▶ **Short problem**
Transcribe the full listing exactly, and drop every picture.

▶ **Given data**
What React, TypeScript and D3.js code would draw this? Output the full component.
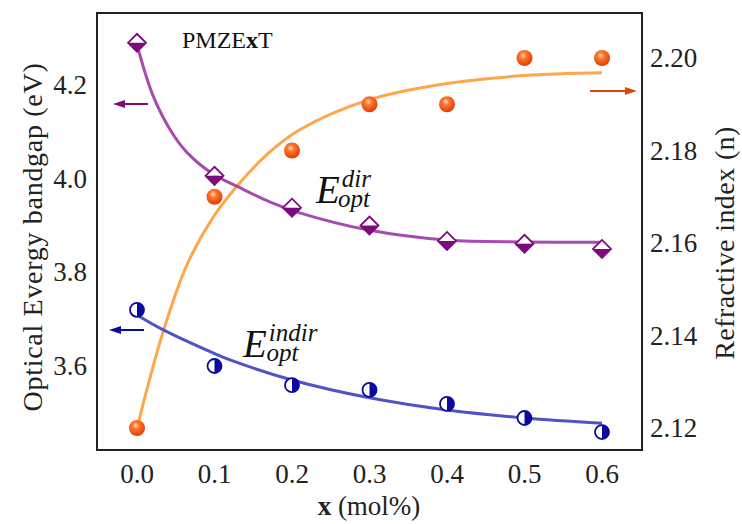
import React from "react";
import * as d3 from "d3";

// measured points
const xs = [0, 0.1, 0.2, 0.3, 0.4, 0.5, 0.6];
const eDir = [4.29, 4.006, 3.938, 3.9, 3.867, 3.861, 3.85];
const eIndir = [3.72, 3.6, 3.559, 3.549, 3.519, 3.489, 3.459];
const refIdx = [2.12, 2.17, 2.18, 2.19, 2.19, 2.2, 2.2];

// fitted curves
const dirFitX = [0, 0.02, 0.043, 0.065, 0.098, 0.13, 0.172, 0.21, 0.297, 0.4, 0.5, 0.6];
const dirFitY = [4.286, 4.18, 4.104, 4.055, 4.01, 3.983, 3.95, 3.927, 3.891, 3.869, 3.865, 3.864];
const indirFitX = [0, 0.034, 0.098, 0.12, 0.2, 0.3, 0.4, 0.5, 0.6];
const indirFitY = [3.709, 3.677, 3.628, 3.613, 3.57, 3.532, 3.506, 3.489, 3.478];
const refFitX = [0, 0.034, 0.065, 0.1, 0.13, 0.17, 0.21, 0.3, 0.4, 0.5, 0.6];
const refFitY = [2.12, 2.141, 2.1555, 2.166, 2.1725, 2.1795, 2.1845, 2.191, 2.1945, 2.1962, 2.1968];

const xTicks = [0, 0.1, 0.2, 0.3, 0.4, 0.5, 0.6];
const leftTicks = [3.6, 3.8, 4.0, 4.2];
const rightTicks = [2.12, 2.14, 2.16, 2.18, 2.2];

const W = 742;
const H = 524;
const frame = { left: 97, top: 13, right: 642, bottom: 450 };

const x = d3.scaleLinear().domain([0, 0.6]).range([137, 602]);
const yL = d3.scaleLinear().domain([3.6, 4.2]).range([366, 85]);
const yR = d3.scaleLinear().domain([2.12, 2.2]).range([428, 58]);

const tf = { fontFamily: '"Liberation Serif", "Times New Roman", serif' };

const Diamond = ({ cx, cy }: { cx: number; cy: number }) => {
  const w = 9;
  const h = 9;
  return (
    <g transform={`translate(${cx},${cy})`}>
      <path d={`M${-w},0L0,${-h}L${w},0Z`} fill="#fff" />
      <path d={`M${-w},0L0,${h}L${w},0Z`} fill="#7d0a7d" />
      <path d={`M${-w},0L0,${-h}L${w},0L0,${h}Z`} fill="none" stroke="#7d0a7d" strokeWidth={1.8} />
    </g>
  );
};

const HalfCircle = ({ cx, cy }: { cx: number; cy: number }) => {
  const r = 7;
  return (
    <g transform={`translate(${cx},${cy})`}>
      <circle r={r} fill="#fff" stroke="#0a0aa0" strokeWidth={1.8} />
      <path d={`M0,${-r}A${r},${r} 0 0 1 0,${r}Z`} fill="#0a0aa0" />
    </g>
  );
};

const Arrow = ({ x1, x2, y, color }: { x1: number; x2: number; y: number; color: string }) => {
  const dir = Math.sign(x2 - x1);
  return (
    <g>
      <line x1={x1} x2={x2 - dir * 8} y1={y} y2={y} stroke={color} strokeWidth={2} />
      <path d={`M${x2},${y}L${x2 - dir * 12},${y - 4}L${x2 - dir * 12},${y + 4}Z`} fill={color} />
    </g>
  );
};

// E with stacked superscript / subscript, as one text element
const ELabel = ({ x0, y0, sup, subShift }: { x0: number; y0: number; sup: string; subShift: number }) => (
  <text x={x0} y={y0} fontSize={39} fontStyle="italic" fill="#111" style={tf}>
    E
    <tspan fontSize={25} dx={2} dy={-16}>{sup}</tspan>
    <tspan fontSize={25} dx={subShift} dy={20}>opt</tspan>
  </text>
);

export default function App() {
  const lineL = d3
    .line<[number, number]>()
    .x((d) => x(d[0]))
    .y((d) => yL(d[1]))
    .curve(d3.curveCatmullRom);
  const lineR = d3
    .line<[number, number]>()
    .x((d) => x(d[0]))
    .y((d) => yR(d[1]))
    .curve(d3.curveCatmullRom);

  const dirFit = dirFitX.map((v, i) => [v, dirFitY[i]] as [number, number]);
  const indirFit = indirFitX.map((v, i) => [v, indirFitY[i]] as [number, number]);
  const refFit = refFitX.map((v, i) => [v, refFitY[i]] as [number, number]);

  return (
    <svg width={W} height={H} style={{ position: "absolute", left: 0, top: 0, background: "#fff" }}>
      <defs>
        <radialGradient id="ball" cx="42%" cy="35%" r="65%">
          <stop offset="0%" stopColor="#ffe2cc" />
          <stop offset="30%" stopColor="#ff7a30" />
          <stop offset="100%" stopColor="#e23c00" />
        </radialGradient>
      </defs>

      {/* fits */}
      <path d={lineR(refFit) || ""} fill="none" stroke="#ffa54a" strokeWidth={3} />
      <path d={lineL(dirFit) || ""} fill="none" stroke="#a64cb0" strokeWidth={3} />
      <path d={lineL(indirFit) || ""} fill="none" stroke="#5252c8" strokeWidth={3} />

      {/* markers */}
      {xs.map((v, i) => (
        <circle key={"r" + i} cx={x(v)} cy={yR(refIdx[i])} r={8} fill="url(#ball)" />
      ))}
      {xs.map((v, i) => (
        <Diamond key={"d" + i} cx={x(v)} cy={yL(eDir[i])} />
      ))}
      {xs.map((v, i) => (
        <HalfCircle key={"c" + i} cx={x(v)} cy={yL(eIndir[i])} />
      ))}

      {/* frame */}
      <rect
        x={frame.left}
        y={frame.top}
        width={frame.right - frame.left}
        height={frame.bottom - frame.top}
        fill="none"
        stroke="#222"
        strokeWidth={2}
      />

      {/* tick labels */}
      {xTicks.map((t) => (
        <text key={"x" + t} x={x(t)} y={483} textAnchor="middle" fontSize={27} fill="#222" style={tf}>
          {t.toFixed(1)}
        </text>
      ))}
      {leftTicks.map((t) => (
        <text key={"l" + t} x={87} y={yL(t) + 9} textAnchor="end" fontSize={27} fill="#222" style={tf}>
          {t.toFixed(1)}
        </text>
      ))}
      {rightTicks.map((t) => (
        <text key={"rt" + t} x={650} y={yR(t) + 9} textAnchor="start" fontSize={27} fill="#222" style={tf}>
          {t.toFixed(2)}
        </text>
      ))}

      {/* axis titles */}
      <text x={369} y={515} textAnchor="middle" fontSize={27} fill="#222" style={tf}>
        <tspan fontWeight="bold">x</tspan> (mol%)
      </text>
      <text
        transform={`translate(42,237) rotate(-90)`}
        textAnchor="middle"
        fontSize={28}
        letterSpacing={0.7}
        fill="#222"
        style={tf}
      >
        Optical Evergy bandgap (eV)
      </text>
      <text
        transform={`translate(734,243) rotate(-90)`}
        textAnchor="middle"
        fontSize={28}
        letterSpacing={0.4}
        fill="#222"
        style={tf}
      >
        Refractive index (n)
      </text>

      {/* annotations */}
      <text x={182} y={48} fontSize={24} fill="#111" style={tf}>
        PMZE<tspan fontWeight="bold">x</tspan>T
      </text>
      <ELabel x0={316} y0={203} sup="dir" subShift={-32} />
      <ELabel x0={243} y0={357} sup="indir" subShift={-50} />

      <Arrow x1={148} x2={113} y={104} color="#7d0a7d" />
      <Arrow x1={144} x2={109} y={330} color="#0a0aa0" />
      <Arrow x1={590} x2={637} y={91} color="#d8480e" />
    </svg>
  );
}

▶ **Written solution**
What React, TypeScript and D3.js code would draw this? Output the full component.
import React from "react";
import * as d3 from "d3";

// measured points
const xs = [0, 0.1, 0.2, 0.3, 0.4, 0.5, 0.6];
const eDir = [4.29, 4.006, 3.938, 3.9, 3.867, 3.861, 3.85];
const eIndir = [3.72, 3.6, 3.559, 3.549, 3.519, 3.489, 3.459];
const refIdx = [2.12, 2.17, 2.18, 2.19, 2.19, 2.2, 2.2];

// fitted curves
const dirFitX = [0, 0.02, 0.043, 0.065, 0.098, 0.13, 0.172, 0.21, 0.297, 0.4, 0.5, 0.6];
const dirFitY = [4.286, 4.18, 4.104, 4.055, 4.01, 3.983, 3.95, 3.927, 3.891, 3.869, 3.865, 3.864];
const indirFitX = [0, 0.034, 0.098, 0.12, 0.2, 0.3, 0.4, 0.5, 0.6];
const indirFitY = [3.709, 3.677, 3.628, 3.613, 3.57, 3.532, 3.506, 3.489, 3.478];
const refFitX = [0, 0.034, 0.065, 0.1, 0.13, 0.17, 0.21, 0.3, 0.4, 0.5, 0.6];
const refFitY = [2.12, 2.141, 2.1555, 2.166, 2.1725, 2.1795, 2.1845, 2.191, 2.1945, 2.1962, 2.1968];

const xTicks = [0, 0.1, 0.2, 0.3, 0.4, 0.5, 0.6];
const leftTicks = [3.6, 3.8, 4.0, 4.2];
const rightTicks = [2.12, 2.14, 2.16, 2.18, 2.2];

const W = 742;
const H = 524;
const frame = { left: 97, top: 13, right: 642, bottom: 450 };

const x = d3.scaleLinear().domain([0, 0.6]).range([137, 602]);
const yL = d3.scaleLinear().domain([3.6, 4.2]).range([366, 85]);
const yR = d3.scaleLinear().domain([2.12, 2.2]).range([428, 58]);

const tf = { fontFamily: '"Liberation Serif", "Times New Roman", serif' };

const Diamond = ({ cx, cy }: { cx: number; cy: number }) => {
  const w = 9;
  const h = 9;
  return (
    <g transform={`translate(${cx},${cy})`}>
      <path d={`M${-w},0L0,${-h}L${w},0Z`} fill="#fff" />
      <path d={`M${-w},0L0,${h}L${w},0Z`} fill="#7d0a7d" />
      <path d={`M${-w},0L0,${-h}L${w},0L0,${h}Z`} fill="none" stroke="#7d0a7d" strokeWidth={1.8} />
    </g>
  );
};

const HalfCircle = ({ cx, cy }: { cx: number; cy: number }) => {
  const r = 7;
  return (
    <g transform={`translate(${cx},${cy})`}>
      <circle r={r} fill="#fff" stroke="#0a0aa0" strokeWidth={1.8} />
      <path d={`M0,${-r}A${r},${r} 0 0 1 0,${r}Z`} fill="#0a0aa0" />
    </g>
  );
};

const Arrow = ({ x1, x2, y, color }: { x1: number; x2: number; y: number; color: string }) => {
  const dir = Math.sign(x2 - x1);
  return (
    <g>
      <line x1={x1} x2={x2 - dir * 8} y1={y} y2={y} stroke={color} strokeWidth={2} />
      <path d={`M${x2},${y}L${x2 - dir * 12},${y - 4}L${x2 - dir * 12},${y + 4}Z`} fill={color} />
    </g>
  );
};

// E with stacked superscript / subscript, as one text element
const ELabel = ({ x0, y0, sup, subShift }: { x0: number; y0: number; sup: string; subShift: number }) => (
  <text x={x0} y={y0} fontSize={39} fontStyle="italic" fill="#111" style={tf}>
    E
    <tspan fontSize={25} dx={2} dy={-16}>{sup}</tspan>
    <tspan fontSize={25} dx={subShift} dy={20}>opt</tspan>
  </text>
);

export default function App() {
  const lineL = d3
    .line<[number, number]>()
    .x((d) => x(d[0]))
    .y((d) => yL(d[1]))
    .curve(d3.curveCatmullRom);
  const lineR = d3
    .line<[number, number]>()
    .x((d) => x(d[0]))
    .y((d) => yR(d[1]))
    .curve(d3.curveCatmullRom);

  const dirFit = dirFitX.map((v, i) => [v, dirFitY[i]] as [number, number]);
  const indirFit = indirFitX.map((v, i) => [v, indirFitY[i]] as [number, number]);
  const refFit = refFitX.map((v, i) => [v, refFitY[i]] as [number, number]);

  return (
    <svg width={W} height={H} style={{ position: "absolute", left: 0, top: 0, background: "#fff" }}>
      <defs>
        <radialGradient id="ball" cx="42%" cy="35%" r="65%">
          <stop offset="0%" stopColor="#ffe2cc" />
          <stop offset="30%" stopColor="#ff7a30" />
          <stop offset="100%" stopColor="#e23c00" />
        </radialGradient>
      </defs>

      {/* fits */}
      <path d={lineR(refFit) || ""} fill="none" stroke="#ffa54a" strokeWidth={3} />
      <path d={lineL(dirFit) || ""} fill="none" stroke="#a64cb0" strokeWidth={3} />
      <path d={lineL(indirFit) || ""} fill="none" stroke="#5252c8" strokeWidth={3} />

      {/* markers */}
      {xs.map((v, i) => (
        <circle key={"r" + i} cx={x(v)} cy={yR(refIdx[i])} r={8} fill="url(#ball)" />
      ))}
      {xs.map((v, i) => (
        <Diamond key={"d" + i} cx={x(v)} cy={yL(eDir[i])} />
      ))}
      {xs.map((v, i) => (
        <HalfCircle key={"c" + i} cx={x(v)} cy={yL(eIndir[i])} />
      ))}

      {/* frame */}
      <rect
        x={frame.left}
        y={frame.top}
        width={frame.right - frame.left}
        height={frame.bottom - frame.top}
        fill="none"
        stroke="#222"
        strokeWidth={2}
      />

      {/* tick labels */}
      {xTicks.map((t) => (
        <text key={"x" + t} x={x(t)} y={483} textAnchor="middle" fontSize={27} fill="#222" style={tf}>
          {t.toFixed(1)}
        </text>
      ))}
      {leftTicks.map((t) => (
        <text key={"l" + t} x={87} y={yL(t) + 9} textAnchor="end" fontSize={27} fill="#222" style={tf}>
          {t.toFixed(1)}
        </text>
      ))}
      {rightTicks.map((t) => (
        <text key={"rt" + t} x={650} y={yR(t) + 9} textAnchor="start" fontSize={27} fill="#222" style={tf}>
          {t.toFixed(2)}
        </text>
      ))}

      {/* axis titles */}
      <text x={369} y={515} textAnchor="middle" fontSize={27} fill="#222" style={tf}>
        <tspan fontWeight="bold">x</tspan> (mol%)
      </text>
      <text
        transform={`translate(42,237) rotate(-90)`}
        textAnchor="middle"
        fontSize={28}
        letterSpacing={0.7}
        fill="#222"
        style={tf}
      >
        Optical Evergy bandgap (eV)
      </text>
      <text
        transform={`translate(734,243) rotate(-90)`}
        textAnchor="middle"
        fontSize={28}
        letterSpacing={0.4}
        fill="#222"
        style={tf}
      >
        Refractive index (n)
      </text>

      {/* annotations */}
      <text x={182} y={48} fontSize={24} fill="#111" style={tf}>
        PMZE<tspan fontWeight="bold">x</tspan>T
      </text>
      <ELabel x0={316} y0={203} sup="dir" subShift={-32} />
      <ELabel x0={243} y0={357} sup="indir" subShift={-50} />

      <Arrow x1={148} x2={113} y={104} color="#7d0a7d" />
      <Arrow x1={144} x2={109} y={330} color="#0a0aa0" />
      <Arrow x1={590} x2={637} y={91} color="#d8480e" />
    </svg>
  );
}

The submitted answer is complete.